__Charts and diagrams as code__

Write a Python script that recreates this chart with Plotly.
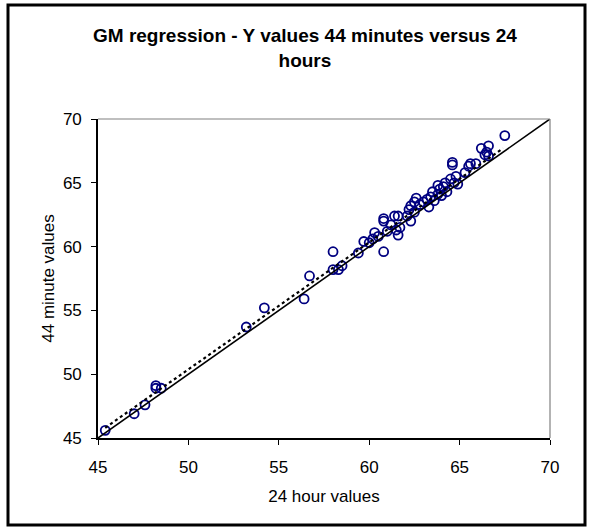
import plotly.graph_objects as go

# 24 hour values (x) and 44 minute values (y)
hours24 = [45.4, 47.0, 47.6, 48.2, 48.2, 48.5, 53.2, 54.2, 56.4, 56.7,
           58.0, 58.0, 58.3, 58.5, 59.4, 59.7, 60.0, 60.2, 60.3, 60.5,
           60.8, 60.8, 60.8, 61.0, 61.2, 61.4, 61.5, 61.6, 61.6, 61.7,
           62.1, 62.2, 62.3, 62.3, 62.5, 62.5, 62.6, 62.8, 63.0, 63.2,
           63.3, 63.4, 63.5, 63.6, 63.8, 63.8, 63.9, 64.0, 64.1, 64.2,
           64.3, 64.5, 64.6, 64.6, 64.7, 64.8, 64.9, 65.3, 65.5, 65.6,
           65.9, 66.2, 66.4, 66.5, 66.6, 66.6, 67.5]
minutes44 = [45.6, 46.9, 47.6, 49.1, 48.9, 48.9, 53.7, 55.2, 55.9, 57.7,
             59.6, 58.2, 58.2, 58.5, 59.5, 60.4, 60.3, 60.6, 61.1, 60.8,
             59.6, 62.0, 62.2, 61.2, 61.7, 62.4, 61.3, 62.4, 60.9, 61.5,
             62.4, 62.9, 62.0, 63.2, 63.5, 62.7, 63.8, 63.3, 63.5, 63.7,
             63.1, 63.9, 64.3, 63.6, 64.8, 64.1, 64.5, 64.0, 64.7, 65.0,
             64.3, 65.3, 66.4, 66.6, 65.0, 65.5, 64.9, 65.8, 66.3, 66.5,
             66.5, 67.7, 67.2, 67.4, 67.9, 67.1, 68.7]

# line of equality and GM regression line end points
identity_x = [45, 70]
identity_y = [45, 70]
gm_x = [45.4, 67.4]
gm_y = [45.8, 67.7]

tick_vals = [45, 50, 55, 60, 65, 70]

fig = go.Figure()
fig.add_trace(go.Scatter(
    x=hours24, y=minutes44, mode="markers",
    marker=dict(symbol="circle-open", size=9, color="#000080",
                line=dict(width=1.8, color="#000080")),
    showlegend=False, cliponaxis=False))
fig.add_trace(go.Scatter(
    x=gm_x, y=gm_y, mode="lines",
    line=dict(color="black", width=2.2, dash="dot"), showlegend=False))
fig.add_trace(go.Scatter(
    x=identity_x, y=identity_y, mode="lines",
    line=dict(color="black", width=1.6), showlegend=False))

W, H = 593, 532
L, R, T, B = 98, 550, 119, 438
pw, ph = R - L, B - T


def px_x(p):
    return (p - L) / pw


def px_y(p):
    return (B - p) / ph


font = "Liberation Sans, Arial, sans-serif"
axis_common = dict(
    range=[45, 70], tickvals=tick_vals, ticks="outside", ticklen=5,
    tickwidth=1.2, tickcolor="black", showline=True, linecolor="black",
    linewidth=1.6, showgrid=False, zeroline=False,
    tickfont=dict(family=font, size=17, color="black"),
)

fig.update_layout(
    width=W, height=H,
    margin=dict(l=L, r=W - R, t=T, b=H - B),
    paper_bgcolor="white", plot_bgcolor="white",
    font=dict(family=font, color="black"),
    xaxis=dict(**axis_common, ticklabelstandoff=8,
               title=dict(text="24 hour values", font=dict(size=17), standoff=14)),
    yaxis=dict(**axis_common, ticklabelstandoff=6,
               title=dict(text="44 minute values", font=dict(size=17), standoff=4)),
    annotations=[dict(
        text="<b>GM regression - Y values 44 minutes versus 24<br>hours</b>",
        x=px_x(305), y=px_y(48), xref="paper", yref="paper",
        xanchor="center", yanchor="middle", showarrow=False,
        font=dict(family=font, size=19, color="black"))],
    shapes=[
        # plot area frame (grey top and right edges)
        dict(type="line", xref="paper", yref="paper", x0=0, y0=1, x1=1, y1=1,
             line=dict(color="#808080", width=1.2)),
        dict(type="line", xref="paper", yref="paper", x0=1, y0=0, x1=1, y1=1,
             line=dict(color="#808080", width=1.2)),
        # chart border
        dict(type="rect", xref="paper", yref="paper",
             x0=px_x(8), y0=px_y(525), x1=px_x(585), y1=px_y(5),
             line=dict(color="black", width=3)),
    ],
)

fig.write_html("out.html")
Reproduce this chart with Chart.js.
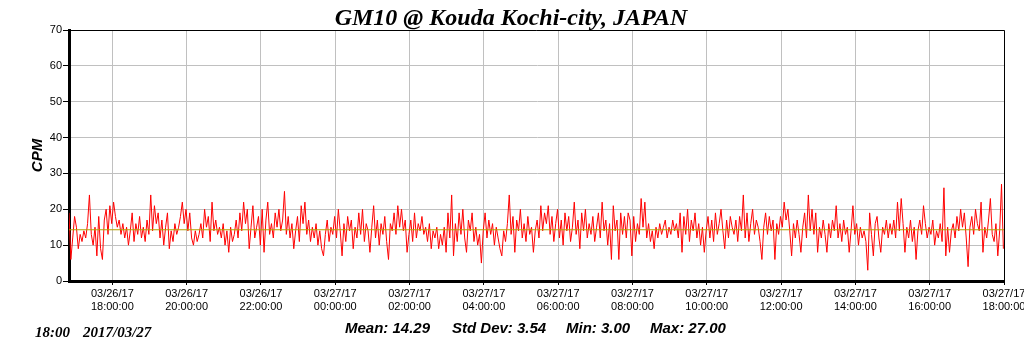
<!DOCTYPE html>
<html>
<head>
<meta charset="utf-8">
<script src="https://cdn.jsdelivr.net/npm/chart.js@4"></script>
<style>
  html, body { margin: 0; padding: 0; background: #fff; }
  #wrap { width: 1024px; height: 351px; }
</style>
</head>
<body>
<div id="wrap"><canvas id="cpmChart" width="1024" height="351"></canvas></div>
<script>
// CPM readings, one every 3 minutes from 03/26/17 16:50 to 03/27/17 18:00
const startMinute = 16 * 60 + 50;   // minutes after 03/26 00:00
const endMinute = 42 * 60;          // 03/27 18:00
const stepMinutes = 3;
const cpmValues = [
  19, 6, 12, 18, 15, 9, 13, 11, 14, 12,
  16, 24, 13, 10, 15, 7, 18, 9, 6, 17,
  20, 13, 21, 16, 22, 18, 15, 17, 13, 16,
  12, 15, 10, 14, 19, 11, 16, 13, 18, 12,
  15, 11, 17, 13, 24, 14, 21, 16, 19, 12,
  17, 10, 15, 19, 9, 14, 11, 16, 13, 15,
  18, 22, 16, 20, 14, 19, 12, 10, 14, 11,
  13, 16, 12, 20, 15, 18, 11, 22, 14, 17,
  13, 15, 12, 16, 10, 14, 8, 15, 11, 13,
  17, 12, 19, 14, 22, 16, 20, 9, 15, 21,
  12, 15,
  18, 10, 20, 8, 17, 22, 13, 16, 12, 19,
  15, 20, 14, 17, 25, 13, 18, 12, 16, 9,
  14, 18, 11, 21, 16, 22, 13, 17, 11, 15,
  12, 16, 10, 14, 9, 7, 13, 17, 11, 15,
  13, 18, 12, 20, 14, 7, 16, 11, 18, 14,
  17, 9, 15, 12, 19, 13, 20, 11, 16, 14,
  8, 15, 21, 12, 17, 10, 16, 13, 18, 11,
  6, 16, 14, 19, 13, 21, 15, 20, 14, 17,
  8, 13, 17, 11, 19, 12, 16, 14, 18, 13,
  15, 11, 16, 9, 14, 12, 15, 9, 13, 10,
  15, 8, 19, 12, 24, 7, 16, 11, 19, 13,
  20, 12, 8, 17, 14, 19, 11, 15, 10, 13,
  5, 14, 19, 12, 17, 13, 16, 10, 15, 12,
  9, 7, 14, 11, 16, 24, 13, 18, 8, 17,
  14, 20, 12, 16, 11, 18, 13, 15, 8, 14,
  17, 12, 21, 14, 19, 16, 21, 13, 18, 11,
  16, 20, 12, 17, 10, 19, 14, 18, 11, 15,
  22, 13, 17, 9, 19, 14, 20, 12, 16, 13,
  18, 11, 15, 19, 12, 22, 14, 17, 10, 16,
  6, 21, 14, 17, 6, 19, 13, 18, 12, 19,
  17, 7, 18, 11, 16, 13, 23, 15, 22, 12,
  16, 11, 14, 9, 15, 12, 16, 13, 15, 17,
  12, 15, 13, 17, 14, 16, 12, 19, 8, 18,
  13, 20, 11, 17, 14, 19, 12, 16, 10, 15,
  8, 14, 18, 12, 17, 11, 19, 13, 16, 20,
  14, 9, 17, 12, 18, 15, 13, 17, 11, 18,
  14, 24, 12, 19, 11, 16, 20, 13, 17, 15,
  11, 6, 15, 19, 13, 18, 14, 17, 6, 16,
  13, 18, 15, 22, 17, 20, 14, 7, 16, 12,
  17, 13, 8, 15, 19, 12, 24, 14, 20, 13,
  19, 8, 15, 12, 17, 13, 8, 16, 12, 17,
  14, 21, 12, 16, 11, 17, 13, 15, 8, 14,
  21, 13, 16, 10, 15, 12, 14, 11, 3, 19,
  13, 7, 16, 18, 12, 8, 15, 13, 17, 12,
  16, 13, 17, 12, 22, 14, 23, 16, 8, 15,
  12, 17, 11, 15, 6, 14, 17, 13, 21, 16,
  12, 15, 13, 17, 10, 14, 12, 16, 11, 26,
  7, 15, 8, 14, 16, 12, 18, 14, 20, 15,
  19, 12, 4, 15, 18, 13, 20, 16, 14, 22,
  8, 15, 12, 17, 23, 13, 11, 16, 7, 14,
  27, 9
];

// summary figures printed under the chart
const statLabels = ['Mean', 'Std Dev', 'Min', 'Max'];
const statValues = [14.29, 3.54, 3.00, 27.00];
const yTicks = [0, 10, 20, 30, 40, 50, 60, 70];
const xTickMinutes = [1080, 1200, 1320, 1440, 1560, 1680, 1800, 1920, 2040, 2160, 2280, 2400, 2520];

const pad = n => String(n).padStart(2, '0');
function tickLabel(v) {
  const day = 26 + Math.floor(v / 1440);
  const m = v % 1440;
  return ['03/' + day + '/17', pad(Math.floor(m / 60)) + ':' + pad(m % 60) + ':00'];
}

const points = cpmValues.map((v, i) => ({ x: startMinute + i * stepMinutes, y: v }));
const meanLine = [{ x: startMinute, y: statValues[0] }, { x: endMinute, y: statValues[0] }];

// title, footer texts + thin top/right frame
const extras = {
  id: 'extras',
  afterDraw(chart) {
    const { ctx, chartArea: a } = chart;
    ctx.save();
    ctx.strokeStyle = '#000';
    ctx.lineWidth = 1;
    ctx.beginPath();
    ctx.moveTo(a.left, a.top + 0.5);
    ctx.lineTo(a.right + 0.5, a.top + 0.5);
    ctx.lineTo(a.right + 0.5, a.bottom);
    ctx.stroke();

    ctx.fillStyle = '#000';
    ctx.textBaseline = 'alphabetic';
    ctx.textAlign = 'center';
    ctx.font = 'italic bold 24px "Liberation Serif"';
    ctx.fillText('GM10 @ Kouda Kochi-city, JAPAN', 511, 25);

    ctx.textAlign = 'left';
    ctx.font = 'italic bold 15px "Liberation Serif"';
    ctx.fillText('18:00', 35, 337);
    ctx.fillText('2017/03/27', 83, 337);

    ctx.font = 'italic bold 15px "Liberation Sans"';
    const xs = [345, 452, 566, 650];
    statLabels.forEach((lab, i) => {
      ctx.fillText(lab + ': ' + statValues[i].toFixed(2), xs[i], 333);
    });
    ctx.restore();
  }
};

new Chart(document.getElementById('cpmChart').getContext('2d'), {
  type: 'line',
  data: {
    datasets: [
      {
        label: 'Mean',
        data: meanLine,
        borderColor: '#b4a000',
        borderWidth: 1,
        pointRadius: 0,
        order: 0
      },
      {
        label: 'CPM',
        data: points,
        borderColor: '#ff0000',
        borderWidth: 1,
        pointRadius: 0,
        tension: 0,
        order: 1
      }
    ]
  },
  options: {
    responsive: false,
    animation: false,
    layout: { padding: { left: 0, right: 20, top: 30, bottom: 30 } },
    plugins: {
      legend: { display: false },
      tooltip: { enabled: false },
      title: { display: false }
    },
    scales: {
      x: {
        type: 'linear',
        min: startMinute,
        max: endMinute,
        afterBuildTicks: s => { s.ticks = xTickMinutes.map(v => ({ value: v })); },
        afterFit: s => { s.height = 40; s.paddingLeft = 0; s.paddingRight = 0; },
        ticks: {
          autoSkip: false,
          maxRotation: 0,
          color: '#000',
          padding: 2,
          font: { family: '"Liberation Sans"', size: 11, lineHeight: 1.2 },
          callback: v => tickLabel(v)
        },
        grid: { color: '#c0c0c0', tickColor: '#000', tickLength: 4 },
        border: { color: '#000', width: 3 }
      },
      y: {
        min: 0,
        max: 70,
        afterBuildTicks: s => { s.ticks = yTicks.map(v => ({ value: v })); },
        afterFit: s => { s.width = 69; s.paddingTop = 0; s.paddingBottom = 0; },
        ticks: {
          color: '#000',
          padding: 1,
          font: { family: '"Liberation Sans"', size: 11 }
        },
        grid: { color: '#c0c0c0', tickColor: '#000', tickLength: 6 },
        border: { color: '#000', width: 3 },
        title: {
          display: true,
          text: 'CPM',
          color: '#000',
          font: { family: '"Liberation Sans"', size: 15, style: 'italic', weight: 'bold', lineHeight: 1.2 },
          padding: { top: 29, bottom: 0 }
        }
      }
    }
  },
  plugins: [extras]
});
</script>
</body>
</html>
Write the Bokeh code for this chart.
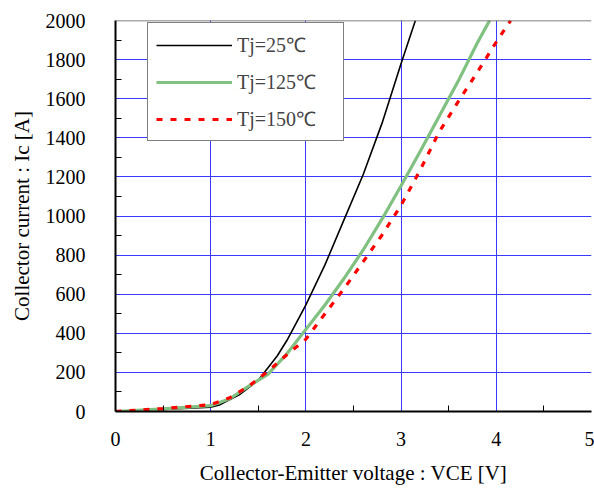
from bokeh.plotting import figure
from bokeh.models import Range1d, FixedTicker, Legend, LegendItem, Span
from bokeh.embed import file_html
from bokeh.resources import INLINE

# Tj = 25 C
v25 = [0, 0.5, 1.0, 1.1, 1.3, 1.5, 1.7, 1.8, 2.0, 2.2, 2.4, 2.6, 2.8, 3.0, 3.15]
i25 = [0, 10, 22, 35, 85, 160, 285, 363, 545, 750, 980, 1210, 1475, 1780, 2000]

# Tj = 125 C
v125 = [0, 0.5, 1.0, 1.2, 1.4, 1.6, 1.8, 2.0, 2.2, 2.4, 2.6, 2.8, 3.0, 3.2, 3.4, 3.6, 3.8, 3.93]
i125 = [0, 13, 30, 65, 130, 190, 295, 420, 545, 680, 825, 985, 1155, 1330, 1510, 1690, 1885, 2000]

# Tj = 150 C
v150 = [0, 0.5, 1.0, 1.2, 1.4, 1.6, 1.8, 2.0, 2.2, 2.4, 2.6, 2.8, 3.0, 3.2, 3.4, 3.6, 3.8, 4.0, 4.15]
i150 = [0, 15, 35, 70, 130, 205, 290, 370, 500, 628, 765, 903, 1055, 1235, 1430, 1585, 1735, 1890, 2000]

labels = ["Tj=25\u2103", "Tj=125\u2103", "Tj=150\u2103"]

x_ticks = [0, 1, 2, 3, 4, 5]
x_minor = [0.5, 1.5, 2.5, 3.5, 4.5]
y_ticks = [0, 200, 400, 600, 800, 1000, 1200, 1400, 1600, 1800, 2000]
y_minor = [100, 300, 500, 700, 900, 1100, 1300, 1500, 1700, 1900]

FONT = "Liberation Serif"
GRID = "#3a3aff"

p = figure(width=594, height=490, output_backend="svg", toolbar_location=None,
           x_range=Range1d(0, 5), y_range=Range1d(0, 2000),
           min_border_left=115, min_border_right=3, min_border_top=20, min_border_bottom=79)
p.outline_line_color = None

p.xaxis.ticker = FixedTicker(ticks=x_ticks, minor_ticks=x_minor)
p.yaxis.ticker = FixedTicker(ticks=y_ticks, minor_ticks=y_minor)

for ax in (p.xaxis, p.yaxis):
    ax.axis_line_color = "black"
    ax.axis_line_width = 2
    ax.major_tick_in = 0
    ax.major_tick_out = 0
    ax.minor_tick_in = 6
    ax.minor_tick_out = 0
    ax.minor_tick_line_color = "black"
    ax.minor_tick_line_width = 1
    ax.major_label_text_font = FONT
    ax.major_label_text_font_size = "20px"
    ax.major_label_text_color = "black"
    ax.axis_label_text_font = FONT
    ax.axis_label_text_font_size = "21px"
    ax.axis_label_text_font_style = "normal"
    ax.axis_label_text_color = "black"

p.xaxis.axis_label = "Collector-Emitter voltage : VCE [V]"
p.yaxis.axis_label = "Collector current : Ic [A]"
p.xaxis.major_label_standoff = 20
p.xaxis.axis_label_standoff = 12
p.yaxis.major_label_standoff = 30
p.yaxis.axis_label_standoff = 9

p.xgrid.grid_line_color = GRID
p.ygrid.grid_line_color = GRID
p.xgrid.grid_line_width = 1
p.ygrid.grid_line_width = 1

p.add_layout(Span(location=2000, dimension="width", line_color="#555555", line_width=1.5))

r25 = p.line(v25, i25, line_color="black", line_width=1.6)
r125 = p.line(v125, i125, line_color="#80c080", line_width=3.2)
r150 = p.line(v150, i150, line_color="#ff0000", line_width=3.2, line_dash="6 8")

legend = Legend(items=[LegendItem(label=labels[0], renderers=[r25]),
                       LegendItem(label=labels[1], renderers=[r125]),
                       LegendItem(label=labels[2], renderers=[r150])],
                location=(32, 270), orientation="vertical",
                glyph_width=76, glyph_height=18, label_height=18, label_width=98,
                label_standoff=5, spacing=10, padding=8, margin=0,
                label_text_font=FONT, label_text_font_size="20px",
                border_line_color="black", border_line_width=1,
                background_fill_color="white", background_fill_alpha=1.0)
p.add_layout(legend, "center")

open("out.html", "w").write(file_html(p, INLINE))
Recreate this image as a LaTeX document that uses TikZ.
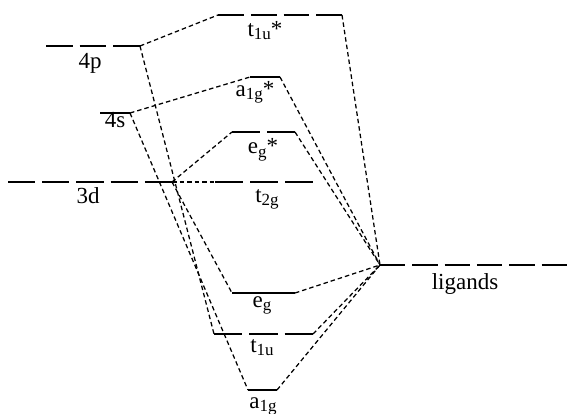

__The problem__
Only the lines from the start of the records to the one containing "tick_vals = [45, 50, 55, 60, 65, 70]" should be repeated, exactly and with both ends kept; drop any pictures.

__Written solution__
Write a Python script that recreates this chart with Plotly.
import plotly.graph_objects as go

# 24 hour values (x) and 44 minute values (y)
hours24 = [45.4, 47.0, 47.6, 48.2, 48.2, 48.5, 53.2, 54.2, 56.4, 56.7,
           58.0, 58.0, 58.3, 58.5, 59.4, 59.7, 60.0, 60.2, 60.3, 60.5,
           60.8, 60.8, 60.8, 61.0, 61.2, 61.4, 61.5, 61.6, 61.6, 61.7,
           62.1, 62.2, 62.3, 62.3, 62.5, 62.5, 62.6, 62.8, 63.0, 63.2,
           63.3, 63.4, 63.5, 63.6, 63.8, 63.8, 63.9, 64.0, 64.1, 64.2,
           64.3, 64.5, 64.6, 64.6, 64.7, 64.8, 64.9, 65.3, 65.5, 65.6,
           65.9, 66.2, 66.4, 66.5, 66.6, 66.6, 67.5]
minutes44 = [45.6, 46.9, 47.6, 49.1, 48.9, 48.9, 53.7, 55.2, 55.9, 57.7,
             59.6, 58.2, 58.2, 58.5, 59.5, 60.4, 60.3, 60.6, 61.1, 60.8,
             59.6, 62.0, 62.2, 61.2, 61.7, 62.4, 61.3, 62.4, 60.9, 61.5,
             62.4, 62.9, 62.0, 63.2, 63.5, 62.7, 63.8, 63.3, 63.5, 63.7,
             63.1, 63.9, 64.3, 63.6, 64.8, 64.1, 64.5, 64.0, 64.7, 65.0,
             64.3, 65.3, 66.4, 66.6, 65.0, 65.5, 64.9, 65.8, 66.3, 66.5,
             66.5, 67.7, 67.2, 67.4, 67.9, 67.1, 68.7]

# line of equality and GM regression line end points
identity_x = [45, 70]
identity_y = [45, 70]
gm_x = [45.4, 67.4]
gm_y = [45.8, 67.7]

tick_vals = [45, 50, 55, 60, 65, 70]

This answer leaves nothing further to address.